> **Brief**: Please output exactly the lines of the material from the first through the line containing "from matplotlib.patches import Rectangle", and nothing more.

> **Data entries**:
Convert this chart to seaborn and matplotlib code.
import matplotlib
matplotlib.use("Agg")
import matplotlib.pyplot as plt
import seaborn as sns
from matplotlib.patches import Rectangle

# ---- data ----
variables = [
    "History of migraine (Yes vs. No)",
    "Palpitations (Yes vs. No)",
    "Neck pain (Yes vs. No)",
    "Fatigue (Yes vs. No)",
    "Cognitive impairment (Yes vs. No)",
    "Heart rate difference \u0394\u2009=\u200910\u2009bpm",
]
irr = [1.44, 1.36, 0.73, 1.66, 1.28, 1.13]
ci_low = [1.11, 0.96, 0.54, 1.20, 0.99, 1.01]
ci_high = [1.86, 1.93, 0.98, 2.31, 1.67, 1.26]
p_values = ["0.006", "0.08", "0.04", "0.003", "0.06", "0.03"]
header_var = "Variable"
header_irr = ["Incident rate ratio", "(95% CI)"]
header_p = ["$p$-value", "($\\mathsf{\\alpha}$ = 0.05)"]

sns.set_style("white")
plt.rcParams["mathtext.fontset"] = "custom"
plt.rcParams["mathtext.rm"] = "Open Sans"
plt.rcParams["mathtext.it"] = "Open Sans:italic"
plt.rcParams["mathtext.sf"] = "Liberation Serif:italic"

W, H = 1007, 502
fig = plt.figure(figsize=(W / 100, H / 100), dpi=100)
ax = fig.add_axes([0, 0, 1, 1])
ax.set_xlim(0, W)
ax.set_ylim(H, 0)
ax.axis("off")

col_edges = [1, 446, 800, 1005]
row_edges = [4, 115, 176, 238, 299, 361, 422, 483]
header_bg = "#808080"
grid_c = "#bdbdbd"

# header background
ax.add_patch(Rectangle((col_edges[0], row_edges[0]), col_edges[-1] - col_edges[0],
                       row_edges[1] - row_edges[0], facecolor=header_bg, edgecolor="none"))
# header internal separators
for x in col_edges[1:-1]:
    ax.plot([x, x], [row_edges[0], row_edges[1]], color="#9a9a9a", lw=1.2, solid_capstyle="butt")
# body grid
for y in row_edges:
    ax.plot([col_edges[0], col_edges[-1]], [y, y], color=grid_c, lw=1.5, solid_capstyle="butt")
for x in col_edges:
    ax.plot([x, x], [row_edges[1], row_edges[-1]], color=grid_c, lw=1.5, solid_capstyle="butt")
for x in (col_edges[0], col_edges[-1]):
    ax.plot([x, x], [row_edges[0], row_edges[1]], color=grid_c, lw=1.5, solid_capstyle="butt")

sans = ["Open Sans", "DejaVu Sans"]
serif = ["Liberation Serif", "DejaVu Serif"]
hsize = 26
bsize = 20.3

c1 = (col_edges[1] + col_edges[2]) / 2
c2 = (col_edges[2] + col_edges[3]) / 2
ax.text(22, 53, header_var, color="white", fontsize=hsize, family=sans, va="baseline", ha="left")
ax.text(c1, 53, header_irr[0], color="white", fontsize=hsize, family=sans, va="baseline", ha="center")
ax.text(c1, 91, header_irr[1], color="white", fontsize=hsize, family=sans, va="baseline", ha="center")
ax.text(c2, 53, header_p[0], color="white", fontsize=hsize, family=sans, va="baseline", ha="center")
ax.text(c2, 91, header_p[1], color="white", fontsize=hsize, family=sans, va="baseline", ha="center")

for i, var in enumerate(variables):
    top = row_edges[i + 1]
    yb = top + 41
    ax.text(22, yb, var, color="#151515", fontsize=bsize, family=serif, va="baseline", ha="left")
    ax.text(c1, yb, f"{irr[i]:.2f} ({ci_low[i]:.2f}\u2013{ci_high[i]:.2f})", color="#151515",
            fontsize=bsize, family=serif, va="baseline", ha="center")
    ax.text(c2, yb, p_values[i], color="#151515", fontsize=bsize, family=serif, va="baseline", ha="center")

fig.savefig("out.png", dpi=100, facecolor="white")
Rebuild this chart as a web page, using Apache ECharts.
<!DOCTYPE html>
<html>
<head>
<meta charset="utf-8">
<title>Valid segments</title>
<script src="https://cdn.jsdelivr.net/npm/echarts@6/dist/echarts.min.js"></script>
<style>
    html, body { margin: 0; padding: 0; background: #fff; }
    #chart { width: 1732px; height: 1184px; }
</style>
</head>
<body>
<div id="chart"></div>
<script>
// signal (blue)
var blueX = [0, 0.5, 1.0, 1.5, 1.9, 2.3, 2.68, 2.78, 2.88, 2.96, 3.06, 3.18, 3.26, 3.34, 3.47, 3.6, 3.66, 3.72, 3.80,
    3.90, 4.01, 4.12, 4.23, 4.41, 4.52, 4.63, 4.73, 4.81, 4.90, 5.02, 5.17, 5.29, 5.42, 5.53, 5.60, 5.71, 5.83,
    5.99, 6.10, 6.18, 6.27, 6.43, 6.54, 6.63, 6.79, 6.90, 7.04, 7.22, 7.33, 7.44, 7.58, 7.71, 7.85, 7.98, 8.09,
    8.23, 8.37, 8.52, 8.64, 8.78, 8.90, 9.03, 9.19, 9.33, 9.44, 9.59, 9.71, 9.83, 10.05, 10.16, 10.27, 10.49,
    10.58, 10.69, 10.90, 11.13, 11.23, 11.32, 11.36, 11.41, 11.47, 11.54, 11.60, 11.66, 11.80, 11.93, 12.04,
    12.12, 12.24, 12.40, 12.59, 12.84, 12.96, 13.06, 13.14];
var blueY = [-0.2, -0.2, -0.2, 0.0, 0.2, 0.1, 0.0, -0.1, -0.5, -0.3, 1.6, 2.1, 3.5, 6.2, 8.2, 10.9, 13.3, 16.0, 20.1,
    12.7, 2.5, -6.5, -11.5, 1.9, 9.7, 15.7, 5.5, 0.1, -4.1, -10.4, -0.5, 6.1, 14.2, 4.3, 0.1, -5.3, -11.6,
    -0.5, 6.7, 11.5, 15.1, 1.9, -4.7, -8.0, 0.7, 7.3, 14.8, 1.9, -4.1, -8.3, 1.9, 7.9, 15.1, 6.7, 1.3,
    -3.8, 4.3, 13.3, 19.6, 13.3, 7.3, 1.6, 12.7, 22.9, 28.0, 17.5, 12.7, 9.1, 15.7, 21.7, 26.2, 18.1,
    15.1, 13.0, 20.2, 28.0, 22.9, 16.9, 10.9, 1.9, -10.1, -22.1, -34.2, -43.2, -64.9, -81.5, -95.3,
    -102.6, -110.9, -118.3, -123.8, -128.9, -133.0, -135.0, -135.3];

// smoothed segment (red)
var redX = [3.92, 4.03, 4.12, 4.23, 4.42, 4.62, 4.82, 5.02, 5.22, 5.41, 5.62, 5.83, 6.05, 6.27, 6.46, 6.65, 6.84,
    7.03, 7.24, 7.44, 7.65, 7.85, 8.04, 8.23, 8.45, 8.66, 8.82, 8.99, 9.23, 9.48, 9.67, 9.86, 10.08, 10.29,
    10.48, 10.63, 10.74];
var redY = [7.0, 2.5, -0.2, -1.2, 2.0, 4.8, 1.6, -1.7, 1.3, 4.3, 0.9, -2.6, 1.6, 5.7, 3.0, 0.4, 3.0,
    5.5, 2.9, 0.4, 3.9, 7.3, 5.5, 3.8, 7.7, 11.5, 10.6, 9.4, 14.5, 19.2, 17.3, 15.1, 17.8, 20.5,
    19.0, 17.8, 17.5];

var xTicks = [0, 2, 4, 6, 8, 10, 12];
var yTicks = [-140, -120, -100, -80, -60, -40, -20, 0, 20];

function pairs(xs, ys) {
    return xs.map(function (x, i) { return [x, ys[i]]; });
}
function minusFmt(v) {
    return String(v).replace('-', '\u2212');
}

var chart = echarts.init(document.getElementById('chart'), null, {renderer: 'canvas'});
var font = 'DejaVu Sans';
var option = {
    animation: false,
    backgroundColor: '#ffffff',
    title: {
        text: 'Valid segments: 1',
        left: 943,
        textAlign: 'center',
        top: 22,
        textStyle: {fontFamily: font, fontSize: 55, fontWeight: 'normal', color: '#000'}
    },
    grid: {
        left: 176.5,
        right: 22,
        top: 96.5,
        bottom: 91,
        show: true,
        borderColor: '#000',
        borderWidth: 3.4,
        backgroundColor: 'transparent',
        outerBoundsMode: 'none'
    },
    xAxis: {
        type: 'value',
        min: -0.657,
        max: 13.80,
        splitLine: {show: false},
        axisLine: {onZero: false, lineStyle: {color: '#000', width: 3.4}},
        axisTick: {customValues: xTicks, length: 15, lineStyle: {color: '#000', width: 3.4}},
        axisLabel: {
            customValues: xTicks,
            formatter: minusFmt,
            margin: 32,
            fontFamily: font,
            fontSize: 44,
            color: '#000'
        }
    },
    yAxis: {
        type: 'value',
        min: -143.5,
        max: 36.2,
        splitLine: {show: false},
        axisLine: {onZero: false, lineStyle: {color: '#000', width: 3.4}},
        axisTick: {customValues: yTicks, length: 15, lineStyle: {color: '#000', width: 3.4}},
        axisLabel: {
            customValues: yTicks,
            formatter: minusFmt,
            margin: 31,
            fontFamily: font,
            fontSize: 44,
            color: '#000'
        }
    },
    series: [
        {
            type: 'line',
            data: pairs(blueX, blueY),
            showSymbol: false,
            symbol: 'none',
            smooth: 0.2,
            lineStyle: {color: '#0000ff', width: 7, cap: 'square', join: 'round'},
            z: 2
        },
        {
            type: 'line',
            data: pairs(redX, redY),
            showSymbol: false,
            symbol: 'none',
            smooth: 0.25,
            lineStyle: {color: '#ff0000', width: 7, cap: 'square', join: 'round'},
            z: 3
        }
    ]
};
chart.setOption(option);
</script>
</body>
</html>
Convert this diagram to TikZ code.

> **Task result**:
Convert this chart to seaborn and matplotlib code.
import matplotlib
matplotlib.use("Agg")
import matplotlib.pyplot as plt
import seaborn as sns
from matplotlib.patches import Rectangle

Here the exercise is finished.